=== Input material ===

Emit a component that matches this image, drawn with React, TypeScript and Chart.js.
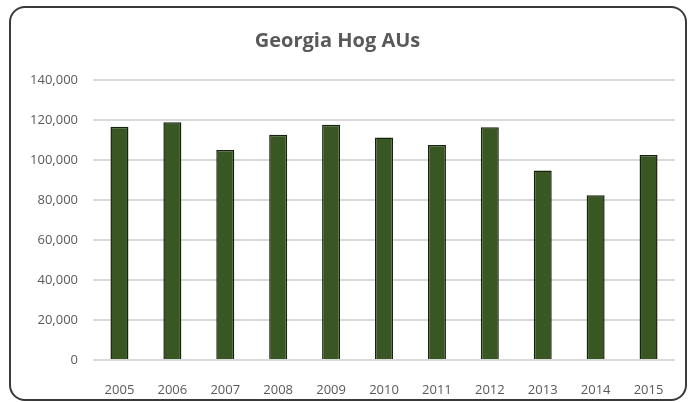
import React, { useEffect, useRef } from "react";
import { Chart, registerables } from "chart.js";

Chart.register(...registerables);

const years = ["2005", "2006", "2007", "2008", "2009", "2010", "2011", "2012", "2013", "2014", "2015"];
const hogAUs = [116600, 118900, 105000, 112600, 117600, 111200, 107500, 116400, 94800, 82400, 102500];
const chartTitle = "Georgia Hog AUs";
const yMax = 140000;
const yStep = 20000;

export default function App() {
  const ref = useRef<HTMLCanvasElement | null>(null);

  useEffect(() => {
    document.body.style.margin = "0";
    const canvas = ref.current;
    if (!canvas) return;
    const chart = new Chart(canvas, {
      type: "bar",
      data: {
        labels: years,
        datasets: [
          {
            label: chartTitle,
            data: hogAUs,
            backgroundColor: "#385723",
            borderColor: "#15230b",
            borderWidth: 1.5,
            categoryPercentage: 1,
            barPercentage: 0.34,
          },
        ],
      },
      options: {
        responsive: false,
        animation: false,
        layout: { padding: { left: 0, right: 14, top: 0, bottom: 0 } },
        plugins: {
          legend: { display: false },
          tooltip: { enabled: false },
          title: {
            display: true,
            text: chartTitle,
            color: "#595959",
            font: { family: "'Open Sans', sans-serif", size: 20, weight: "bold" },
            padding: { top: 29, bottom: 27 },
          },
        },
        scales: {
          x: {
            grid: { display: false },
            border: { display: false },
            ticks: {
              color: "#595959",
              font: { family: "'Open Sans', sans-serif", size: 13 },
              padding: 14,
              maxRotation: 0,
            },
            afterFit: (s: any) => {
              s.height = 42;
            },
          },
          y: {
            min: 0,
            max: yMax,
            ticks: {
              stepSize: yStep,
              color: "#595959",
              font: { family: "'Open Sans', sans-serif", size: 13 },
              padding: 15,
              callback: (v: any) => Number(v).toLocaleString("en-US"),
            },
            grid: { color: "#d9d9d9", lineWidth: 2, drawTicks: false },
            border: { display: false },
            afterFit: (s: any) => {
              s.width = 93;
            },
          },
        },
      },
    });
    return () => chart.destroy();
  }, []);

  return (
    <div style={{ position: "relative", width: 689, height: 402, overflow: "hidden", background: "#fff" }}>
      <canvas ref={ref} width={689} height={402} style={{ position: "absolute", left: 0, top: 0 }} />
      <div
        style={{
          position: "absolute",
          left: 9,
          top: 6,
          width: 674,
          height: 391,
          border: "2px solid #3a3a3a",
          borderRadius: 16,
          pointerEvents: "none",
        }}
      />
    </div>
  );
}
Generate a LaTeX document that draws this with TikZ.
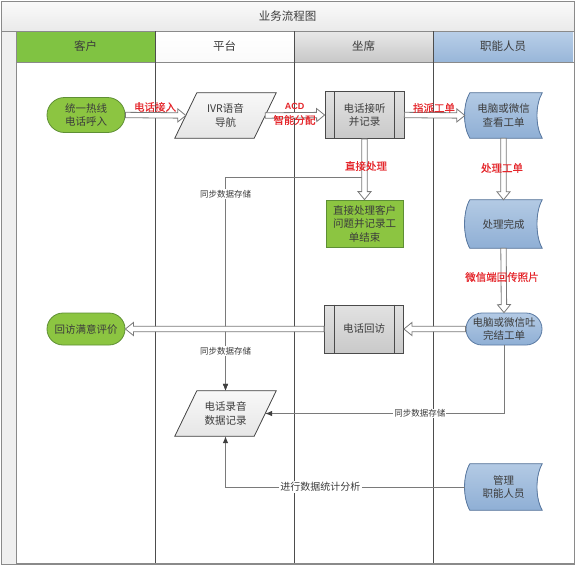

===

The exercise. Repeat the data exactly, dropping every picture it holds.

Written solution.
Emit a component that matches this image, drawn with React, TypeScript and Chart.js.
import React, { useEffect, useRef } from "react";
import { Chart, registerables } from "chart.js";

Chart.register(...registerables);

const years = ["2005", "2006", "2007", "2008", "2009", "2010", "2011", "2012", "2013", "2014", "2015"];
const hogAUs = [116600, 118900, 105000, 112600, 117600, 111200, 107500, 116400, 94800, 82400, 102500];
const chartTitle = "Georgia Hog AUs";
const yMax = 140000;
const yStep = 20000;

export default function App() {
  const ref = useRef<HTMLCanvasElement | null>(null);

  useEffect(() => {
    document.body.style.margin = "0";
    const canvas = ref.current;
    if (!canvas) return;
    const chart = new Chart(canvas, {
      type: "bar",
      data: {
        labels: years,
        datasets: [
          {
            label: chartTitle,
            data: hogAUs,
            backgroundColor: "#385723",
            borderColor: "#15230b",
            borderWidth: 1.5,
            categoryPercentage: 1,
            barPercentage: 0.34,
          },
        ],
      },
      options: {
        responsive: false,
        animation: false,
        layout: { padding: { left: 0, right: 14, top: 0, bottom: 0 } },
        plugins: {
          legend: { display: false },
          tooltip: { enabled: false },
          title: {
            display: true,
            text: chartTitle,
            color: "#595959",
            font: { family: "'Open Sans', sans-serif", size: 20, weight: "bold" },
            padding: { top: 29, bottom: 27 },
          },
        },
        scales: {
          x: {
            grid: { display: false },
            border: { display: false },
            ticks: {
              color: "#595959",
              font: { family: "'Open Sans', sans-serif", size: 13 },
              padding: 14,
              maxRotation: 0,
            },
            afterFit: (s: any) => {
              s.height = 42;
            },
          },
          y: {
            min: 0,
            max: yMax,
            ticks: {
              stepSize: yStep,
              color: "#595959",
              font: { family: "'Open Sans', sans-serif", size: 13 },
              padding: 15,
              callback: (v: any) => Number(v).toLocaleString("en-US"),
            },
            grid: { color: "#d9d9d9", lineWidth: 2, drawTicks: false },
            border: { display: false },
            afterFit: (s: any) => {
              s.width = 93;
            },
          },
        },
      },
    });
    return () => chart.destroy();
  }, []);

  return (
    <div style={{ position: "relative", width: 689, height: 402, overflow: "hidden", background: "#fff" }}>
      <canvas ref={ref} width={689} height={402} style={{ position: "absolute", left: 0, top: 0 }} />
      <div
        style={{
          position: "absolute",
          left: 9,
          top: 6,
          width: 674,
          height: 391,
          border: "2px solid #3a3a3a",
          borderRadius: 16,
          pointerEvents: "none",
        }}
      />
    </div>
  );
}
Generate a LaTeX document that draws this with TikZ.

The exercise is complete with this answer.